1. Find the prime factors of each number

To find the prime factors, we divide each number by the smallest prime numbers until we can no longer divide.

For 4: $$ 4 = 2 \times 2 = 2^2 $$

For 15: $$ 15 = 3 \times 5 $$

2. List all unique prime factors

From the prime factorization, we identify all unique prime factors:

• For 4, the prime factor is 2.
• For 15, the prime factors are 3 and 5.

Thus, the unique prime factors are: 2, 3, and 5.

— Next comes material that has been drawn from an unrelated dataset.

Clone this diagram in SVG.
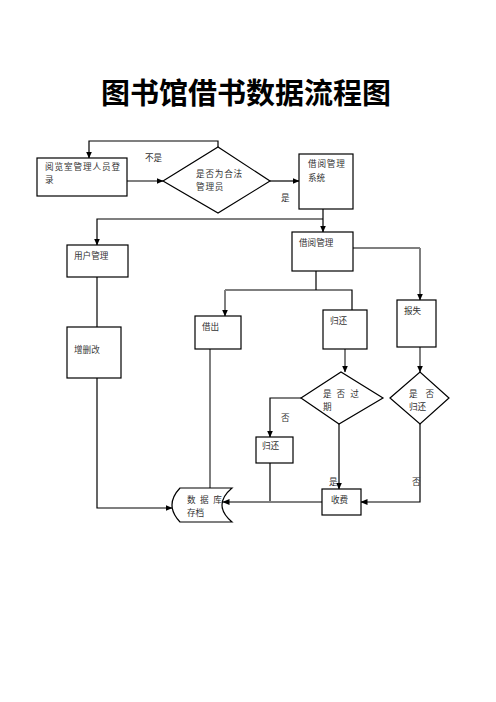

3. Determine the highest power of each prime factor

Next, we take the highest power of each prime factor from the factorizations:

• The highest power of 2 is $2^2$.
• The highest power of 3 is $3^1$.
• The highest power of 5 is $5^1$.

4. Multiply the highest powers together

Now, we multiply these highest powers to find the LCM: $$ LCM = 2^2 \times 3^1 \times 5^1 $$

Calculating this gives: $$ LCM = 4 \times 3 \times 5 $$

5. Calculate the final result

Now, we perform the multiplication: $$ 4 \times 3 = 12 $$ $$ 12 \times 5 = 60 $$

Therefore, the least common multiple (LCM) of 4 and 15 is 60.